Bonnie Nardi has a new book out:
My Life as a Night Elf Priest. The synopsis:
World of Warcraft rapidly became the most popular online
world game on the planet, amassing 11.5 million subscribers--officially
making it an online community of gamers that had more inhabitants than
the state of Ohio and was almost twice as populous as Scotland. It's a
massively multiplayer online game, or MMO in gamer jargon, where each
person controls a single character inside a virtual world, interacting
with other people's characters and computer-controlled monsters,
quest-givers, and merchants.
In My Life as a
Night Elf Priest, Bonnie Nardi, a well-known ethnographer who
has published extensively on how theories of what we do intersect with
how we adopt and use technology, compiles more than three years of
participatory research in Warcraft play and culture in the United
States and China into this field study of player behavior and activity.
She introduces us to her research strategy and the history, structure,
and culture of Warcraft; argues for applying activity theory and
theories of aesthetic experience to the study of gaming and play; and
educates us on issues of gender, culture, and addiction as part of the
play experience.

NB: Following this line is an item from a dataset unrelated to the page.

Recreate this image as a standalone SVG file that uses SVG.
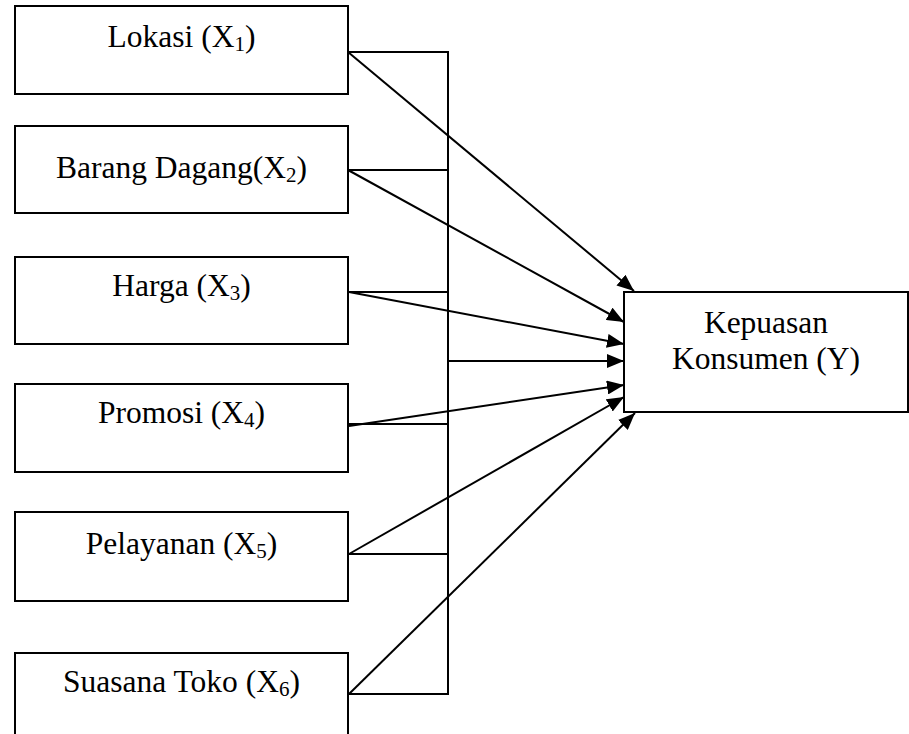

Nardi paints a compelling portrait of what drives
online gamers both in this country and in China, where she spent a month
studying players in Internet cafes.
Bonnie Nardi has given us a
fresh look not only at World of Warcraft but at the field of
game studies as a whole. One of the first in-depth studies of a game
that has become an icon of digital culture, My Life
as a Night Elf Priest will capture the interest of both the
gamer and the ethnographer.
"Ever since the creators of the
animated television show South Park turned their lovingly
sardonic gaze on the massively multiplayer online game World of
Warcraft for an entire episode, WoW's status as an icon of
digital culture has been secure. My Life as a Night Elf Priest
digs deep beneath the surface of that icon to explore the rich
particulars of the World of Warcraft player's experience."
--Julian
Dibbell, Wired
As a former player of WoW and someone who is interested in both as an entertainment experience and a technological experience, I think this book looks fantastic!